Harriet reuter hapgood’s the square root of summer
If I'd read the blurb better, I might not have actually picked this book up in Waterstones to be honest. I completely must've skipped over the mentioned of 'wormholes' and thought it was just a fun summer romance. Not so much. This was science-y and complicated as hell for me. Too much weird time travel stuff, which is cool and commendable for experimenting with, but I would've much preferred to have read Margot's memories as simple flashbacks. Cool characters though, especially Grey.

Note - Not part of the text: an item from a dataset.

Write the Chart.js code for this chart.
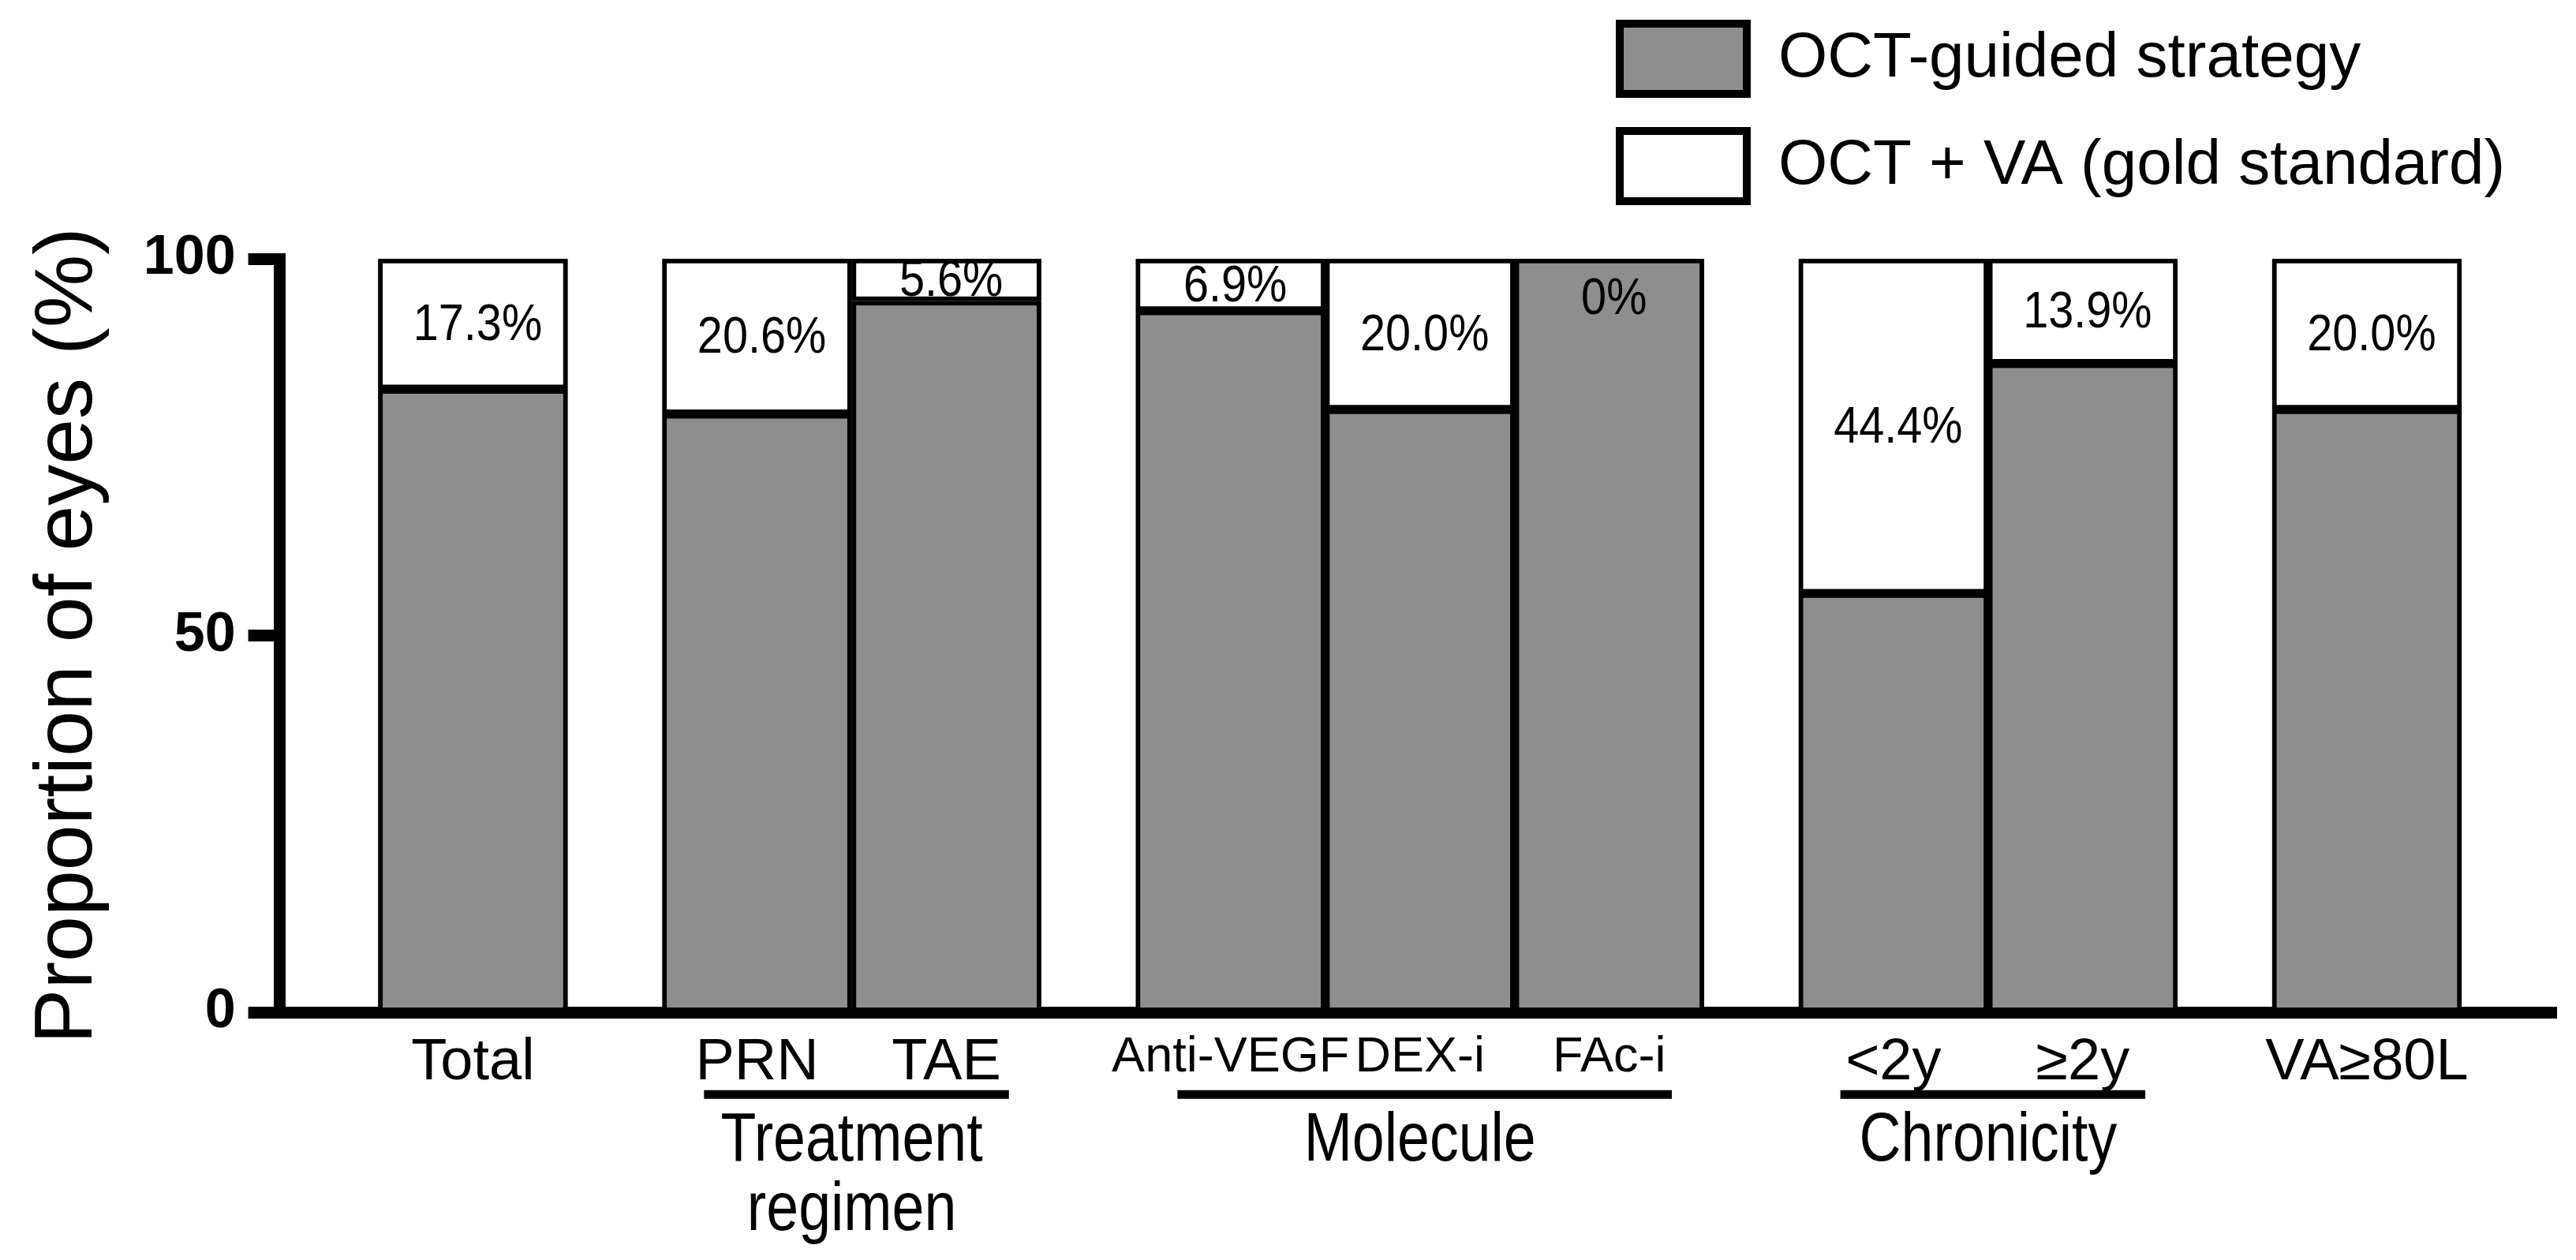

Claire hennessy’s nothing tastes as good
I really loved this book. Both Annabel and Julie were such interesting characters and even the former was loveable in a weird way. I absolutely think the strongest element of the story was the slow, subtle shift towards affection in Annabel's voice and this realisation she comes to that she was actually sick. It was so strong, so powerful. I loved it. Can't wait to read more from this author!
Melissa de la cruz’s the witches of east end
Throughout I felt as though a lot of the narration was overly formal and just a bit over-written and forced, to be honest. The three Beauchamp ladies were interesting and diverse, but I didn't feel too great of an emotional connection with any of them, really. It's not until the ending, when the twists and turns get revealed, that this book really gets interesting. The Epilogue was intriguing, assumably there's a sequel out there somewhere. I may just pick it up!
There you have it! My huge January wrap up! What did you read this month? What was your favourite? Hope you enjoyed!